* Start Data extract *

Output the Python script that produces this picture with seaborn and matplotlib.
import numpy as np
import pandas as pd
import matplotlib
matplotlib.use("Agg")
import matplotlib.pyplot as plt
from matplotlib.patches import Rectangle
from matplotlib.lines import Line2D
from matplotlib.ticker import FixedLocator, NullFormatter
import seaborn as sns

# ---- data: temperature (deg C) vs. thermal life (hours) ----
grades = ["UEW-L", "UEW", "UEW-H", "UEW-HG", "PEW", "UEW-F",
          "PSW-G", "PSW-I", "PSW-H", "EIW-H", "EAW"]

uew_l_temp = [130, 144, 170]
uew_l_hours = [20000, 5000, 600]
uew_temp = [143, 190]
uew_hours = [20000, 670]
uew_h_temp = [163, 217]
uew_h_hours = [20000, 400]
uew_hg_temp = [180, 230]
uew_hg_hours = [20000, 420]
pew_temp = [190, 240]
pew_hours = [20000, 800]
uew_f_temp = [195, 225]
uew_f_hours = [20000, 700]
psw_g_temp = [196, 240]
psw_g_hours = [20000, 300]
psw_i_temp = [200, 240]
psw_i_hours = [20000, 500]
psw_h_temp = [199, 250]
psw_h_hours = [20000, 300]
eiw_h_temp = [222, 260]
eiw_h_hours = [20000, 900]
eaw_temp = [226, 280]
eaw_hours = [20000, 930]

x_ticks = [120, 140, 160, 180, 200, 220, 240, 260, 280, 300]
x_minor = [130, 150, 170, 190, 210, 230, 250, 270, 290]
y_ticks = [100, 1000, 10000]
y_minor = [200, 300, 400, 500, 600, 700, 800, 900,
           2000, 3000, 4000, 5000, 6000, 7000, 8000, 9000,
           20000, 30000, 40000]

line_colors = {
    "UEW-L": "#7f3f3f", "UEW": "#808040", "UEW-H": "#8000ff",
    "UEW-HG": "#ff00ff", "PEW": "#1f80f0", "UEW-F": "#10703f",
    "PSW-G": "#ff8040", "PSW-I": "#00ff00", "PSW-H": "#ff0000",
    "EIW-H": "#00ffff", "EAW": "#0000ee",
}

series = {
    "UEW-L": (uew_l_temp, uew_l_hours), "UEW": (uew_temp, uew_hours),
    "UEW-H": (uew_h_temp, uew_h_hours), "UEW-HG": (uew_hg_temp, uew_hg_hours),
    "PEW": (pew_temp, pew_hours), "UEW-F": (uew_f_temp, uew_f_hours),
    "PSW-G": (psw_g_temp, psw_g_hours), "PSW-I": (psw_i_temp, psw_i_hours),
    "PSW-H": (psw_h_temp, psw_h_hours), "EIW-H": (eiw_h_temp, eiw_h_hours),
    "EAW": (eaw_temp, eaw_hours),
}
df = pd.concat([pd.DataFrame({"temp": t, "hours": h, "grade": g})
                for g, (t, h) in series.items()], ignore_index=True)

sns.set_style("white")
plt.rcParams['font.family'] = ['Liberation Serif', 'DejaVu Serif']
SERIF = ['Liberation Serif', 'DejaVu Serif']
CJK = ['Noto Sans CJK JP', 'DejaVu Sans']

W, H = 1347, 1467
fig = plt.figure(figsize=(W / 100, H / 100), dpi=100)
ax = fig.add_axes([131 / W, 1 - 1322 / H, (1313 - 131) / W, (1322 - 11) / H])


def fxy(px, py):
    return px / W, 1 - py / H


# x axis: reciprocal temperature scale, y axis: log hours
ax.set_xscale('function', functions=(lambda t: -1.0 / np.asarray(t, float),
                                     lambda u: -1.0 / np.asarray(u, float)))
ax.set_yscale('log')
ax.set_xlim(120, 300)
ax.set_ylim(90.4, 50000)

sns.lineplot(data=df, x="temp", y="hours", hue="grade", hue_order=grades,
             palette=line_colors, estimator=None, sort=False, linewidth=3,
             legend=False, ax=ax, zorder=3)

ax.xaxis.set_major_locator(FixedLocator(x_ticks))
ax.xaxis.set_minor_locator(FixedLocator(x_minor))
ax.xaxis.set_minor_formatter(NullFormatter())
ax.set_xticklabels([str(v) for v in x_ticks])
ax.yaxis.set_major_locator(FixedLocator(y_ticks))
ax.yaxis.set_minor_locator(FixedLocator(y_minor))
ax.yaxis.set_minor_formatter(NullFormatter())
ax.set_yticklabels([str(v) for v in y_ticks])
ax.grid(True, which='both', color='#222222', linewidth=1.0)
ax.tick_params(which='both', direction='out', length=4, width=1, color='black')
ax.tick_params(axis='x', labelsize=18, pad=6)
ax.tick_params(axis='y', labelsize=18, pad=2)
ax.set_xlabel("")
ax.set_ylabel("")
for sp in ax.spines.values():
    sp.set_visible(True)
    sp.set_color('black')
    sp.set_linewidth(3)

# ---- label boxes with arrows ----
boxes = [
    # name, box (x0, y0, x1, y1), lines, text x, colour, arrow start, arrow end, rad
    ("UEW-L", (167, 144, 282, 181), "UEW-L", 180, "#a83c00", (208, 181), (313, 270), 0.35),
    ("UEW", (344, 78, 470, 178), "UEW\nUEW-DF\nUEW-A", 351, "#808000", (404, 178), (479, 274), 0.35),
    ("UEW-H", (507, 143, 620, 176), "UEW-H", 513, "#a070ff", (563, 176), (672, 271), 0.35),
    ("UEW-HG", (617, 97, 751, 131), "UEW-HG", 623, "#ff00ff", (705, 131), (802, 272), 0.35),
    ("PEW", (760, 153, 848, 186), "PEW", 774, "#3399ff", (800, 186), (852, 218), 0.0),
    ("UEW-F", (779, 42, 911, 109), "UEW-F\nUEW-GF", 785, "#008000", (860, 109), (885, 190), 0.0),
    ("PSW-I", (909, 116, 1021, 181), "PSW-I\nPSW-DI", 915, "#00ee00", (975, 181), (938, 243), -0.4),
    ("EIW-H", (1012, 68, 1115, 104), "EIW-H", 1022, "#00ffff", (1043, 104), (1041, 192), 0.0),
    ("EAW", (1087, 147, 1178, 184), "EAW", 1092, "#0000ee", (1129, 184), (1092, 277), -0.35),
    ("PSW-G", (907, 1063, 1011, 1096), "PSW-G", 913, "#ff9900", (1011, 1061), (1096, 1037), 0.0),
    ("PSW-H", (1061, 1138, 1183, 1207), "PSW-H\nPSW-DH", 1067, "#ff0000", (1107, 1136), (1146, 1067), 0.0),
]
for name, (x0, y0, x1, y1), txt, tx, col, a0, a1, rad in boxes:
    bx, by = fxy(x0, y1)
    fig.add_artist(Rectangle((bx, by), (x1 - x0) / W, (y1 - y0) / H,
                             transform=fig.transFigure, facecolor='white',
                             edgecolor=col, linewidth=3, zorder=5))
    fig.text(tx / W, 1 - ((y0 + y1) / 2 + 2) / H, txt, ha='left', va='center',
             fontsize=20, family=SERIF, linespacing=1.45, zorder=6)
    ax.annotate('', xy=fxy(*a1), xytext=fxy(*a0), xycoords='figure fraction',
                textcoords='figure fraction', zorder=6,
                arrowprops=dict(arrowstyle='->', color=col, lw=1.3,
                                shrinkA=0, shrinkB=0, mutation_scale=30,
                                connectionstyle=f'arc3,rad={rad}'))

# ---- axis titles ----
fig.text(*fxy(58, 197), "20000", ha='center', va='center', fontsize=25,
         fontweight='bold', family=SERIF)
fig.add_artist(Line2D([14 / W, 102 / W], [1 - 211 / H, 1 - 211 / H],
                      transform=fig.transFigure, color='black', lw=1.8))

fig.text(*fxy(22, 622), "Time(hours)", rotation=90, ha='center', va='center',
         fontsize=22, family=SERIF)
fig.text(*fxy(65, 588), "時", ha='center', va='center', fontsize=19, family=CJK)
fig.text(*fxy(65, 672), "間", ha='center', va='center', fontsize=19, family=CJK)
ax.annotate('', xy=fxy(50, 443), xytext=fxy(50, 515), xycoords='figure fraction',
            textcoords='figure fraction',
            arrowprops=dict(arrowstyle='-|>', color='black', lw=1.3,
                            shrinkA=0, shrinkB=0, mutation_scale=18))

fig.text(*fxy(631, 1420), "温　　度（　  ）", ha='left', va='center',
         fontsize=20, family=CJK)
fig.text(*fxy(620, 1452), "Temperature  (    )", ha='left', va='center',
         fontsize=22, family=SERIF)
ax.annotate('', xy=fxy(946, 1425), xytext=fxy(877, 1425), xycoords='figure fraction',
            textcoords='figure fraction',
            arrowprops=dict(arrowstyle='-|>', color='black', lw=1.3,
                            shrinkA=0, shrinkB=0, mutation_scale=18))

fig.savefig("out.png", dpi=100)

* End Data extract *
* Start Data extract *

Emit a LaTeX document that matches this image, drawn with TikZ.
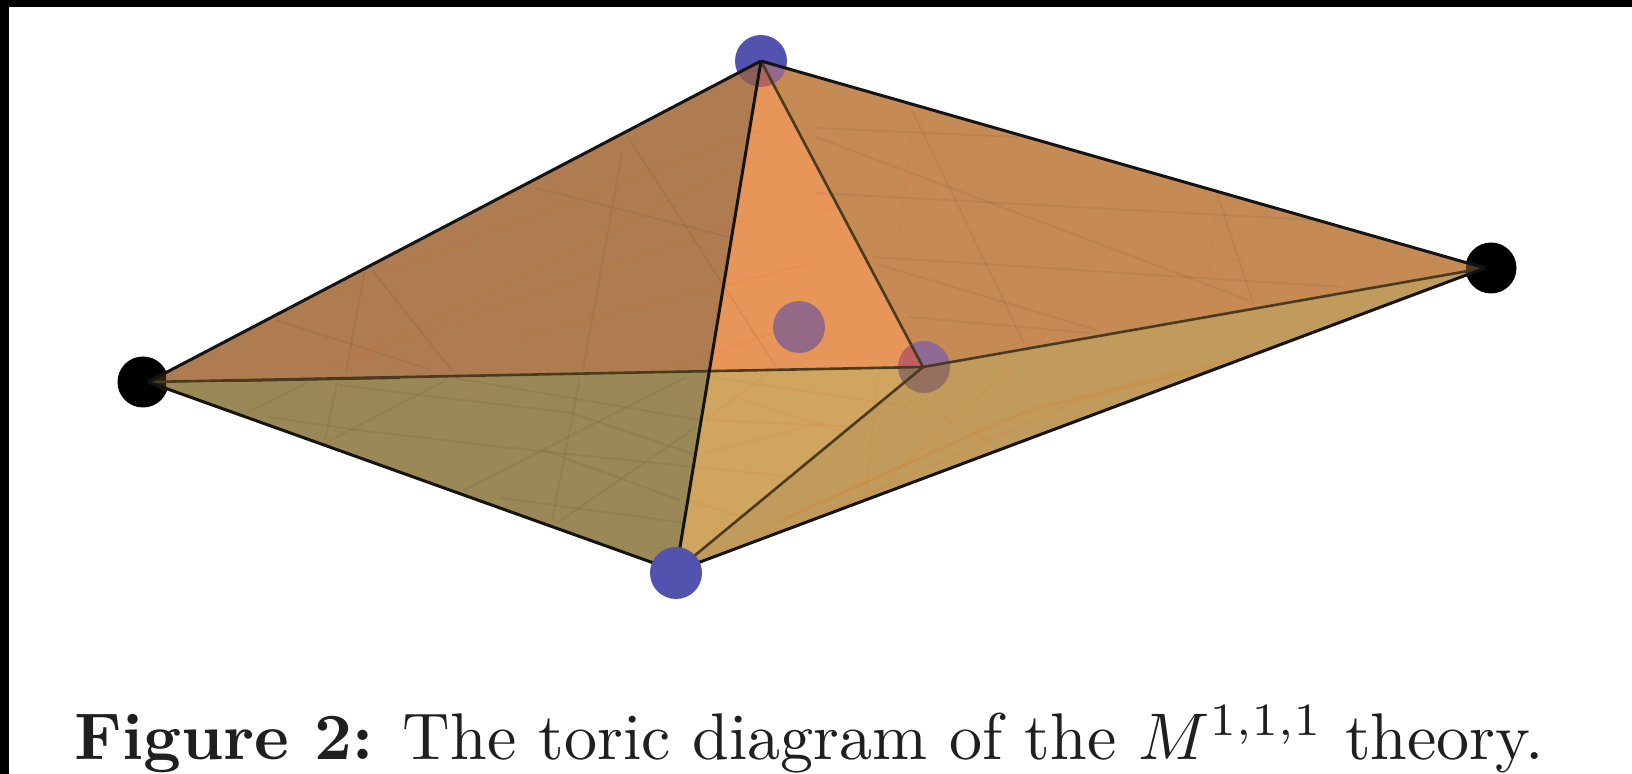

* End Data extract *
* Start Data extract *

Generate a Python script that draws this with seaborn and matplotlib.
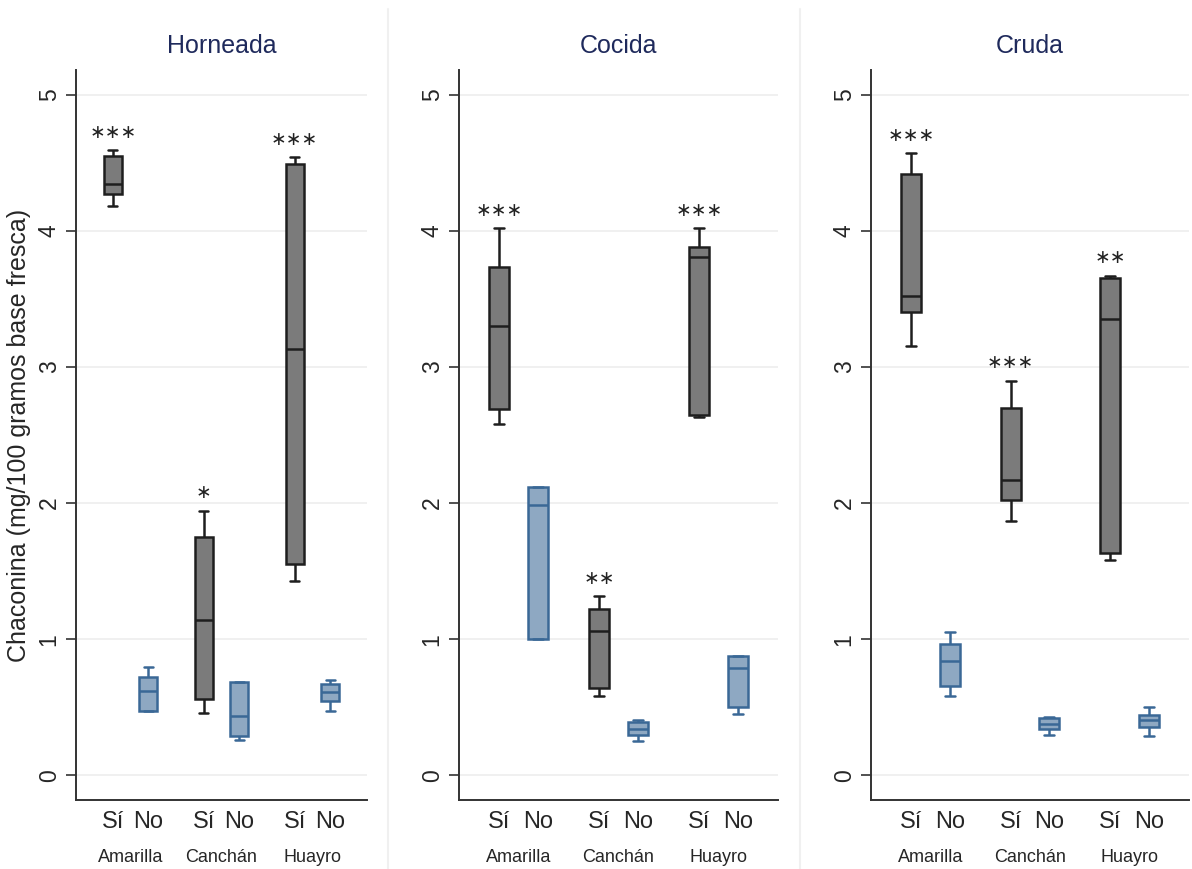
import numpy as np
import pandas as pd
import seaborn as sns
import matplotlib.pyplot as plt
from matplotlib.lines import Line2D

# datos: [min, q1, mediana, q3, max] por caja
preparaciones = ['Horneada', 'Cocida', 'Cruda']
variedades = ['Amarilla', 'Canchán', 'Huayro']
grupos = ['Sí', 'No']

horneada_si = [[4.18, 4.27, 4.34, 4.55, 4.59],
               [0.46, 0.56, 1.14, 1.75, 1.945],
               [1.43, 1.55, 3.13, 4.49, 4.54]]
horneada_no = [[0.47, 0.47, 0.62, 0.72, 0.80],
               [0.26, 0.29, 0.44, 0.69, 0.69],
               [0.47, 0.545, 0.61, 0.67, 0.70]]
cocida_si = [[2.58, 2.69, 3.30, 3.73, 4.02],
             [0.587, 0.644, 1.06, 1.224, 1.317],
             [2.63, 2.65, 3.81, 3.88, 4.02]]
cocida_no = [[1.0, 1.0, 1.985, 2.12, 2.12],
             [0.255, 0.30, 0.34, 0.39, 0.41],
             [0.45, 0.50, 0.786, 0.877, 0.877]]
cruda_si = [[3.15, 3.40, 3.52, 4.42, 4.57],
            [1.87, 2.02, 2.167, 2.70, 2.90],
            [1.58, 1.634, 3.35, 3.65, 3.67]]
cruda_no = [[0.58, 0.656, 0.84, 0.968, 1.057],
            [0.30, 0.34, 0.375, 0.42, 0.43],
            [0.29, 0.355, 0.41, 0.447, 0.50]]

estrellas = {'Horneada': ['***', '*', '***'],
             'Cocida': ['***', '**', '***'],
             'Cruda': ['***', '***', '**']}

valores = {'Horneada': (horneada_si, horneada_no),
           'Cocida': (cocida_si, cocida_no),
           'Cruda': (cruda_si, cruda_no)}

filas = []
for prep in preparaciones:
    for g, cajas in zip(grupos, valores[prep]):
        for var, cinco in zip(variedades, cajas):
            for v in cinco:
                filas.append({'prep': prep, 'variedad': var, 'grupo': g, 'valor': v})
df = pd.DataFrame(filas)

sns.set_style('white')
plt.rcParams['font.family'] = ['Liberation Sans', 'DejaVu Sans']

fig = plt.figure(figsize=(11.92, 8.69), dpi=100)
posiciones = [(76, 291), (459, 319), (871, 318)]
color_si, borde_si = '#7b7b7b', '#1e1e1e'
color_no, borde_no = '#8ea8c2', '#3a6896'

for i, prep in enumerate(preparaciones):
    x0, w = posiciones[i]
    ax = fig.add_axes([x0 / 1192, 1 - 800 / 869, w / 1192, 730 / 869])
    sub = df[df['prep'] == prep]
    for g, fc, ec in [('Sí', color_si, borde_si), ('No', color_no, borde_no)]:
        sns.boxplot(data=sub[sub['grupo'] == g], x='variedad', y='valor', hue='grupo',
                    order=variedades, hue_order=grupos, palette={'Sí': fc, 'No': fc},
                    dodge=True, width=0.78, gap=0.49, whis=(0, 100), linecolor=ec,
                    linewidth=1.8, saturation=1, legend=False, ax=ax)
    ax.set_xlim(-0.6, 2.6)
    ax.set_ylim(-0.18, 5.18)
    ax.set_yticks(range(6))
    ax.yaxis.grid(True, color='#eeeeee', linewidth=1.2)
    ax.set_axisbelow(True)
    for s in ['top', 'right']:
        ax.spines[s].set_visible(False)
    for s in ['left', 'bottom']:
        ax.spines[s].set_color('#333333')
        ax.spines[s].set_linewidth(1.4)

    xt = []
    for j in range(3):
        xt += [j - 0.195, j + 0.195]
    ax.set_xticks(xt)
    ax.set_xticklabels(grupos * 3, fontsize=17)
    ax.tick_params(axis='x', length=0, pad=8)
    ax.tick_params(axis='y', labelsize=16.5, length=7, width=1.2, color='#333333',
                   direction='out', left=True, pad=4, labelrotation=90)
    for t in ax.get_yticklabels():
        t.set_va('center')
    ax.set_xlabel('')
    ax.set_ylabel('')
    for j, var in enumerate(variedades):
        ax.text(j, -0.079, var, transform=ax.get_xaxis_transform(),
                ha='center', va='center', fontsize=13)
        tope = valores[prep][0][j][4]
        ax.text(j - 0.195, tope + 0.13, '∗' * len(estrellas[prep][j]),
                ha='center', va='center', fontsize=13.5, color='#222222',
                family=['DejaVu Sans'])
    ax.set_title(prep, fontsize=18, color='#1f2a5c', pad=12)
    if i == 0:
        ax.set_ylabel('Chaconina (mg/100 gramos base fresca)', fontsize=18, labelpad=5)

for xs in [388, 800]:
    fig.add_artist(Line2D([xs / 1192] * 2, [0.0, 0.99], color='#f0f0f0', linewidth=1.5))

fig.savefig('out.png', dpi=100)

* End Data extract *

From the data above, copy out every line with the string "that" in it.

Output the Python script that produces this picture with seaborn and matplotlib.
Emit a LaTeX document that matches this image, drawn with TikZ.
Generate a Python script that draws this with seaborn and matplotlib.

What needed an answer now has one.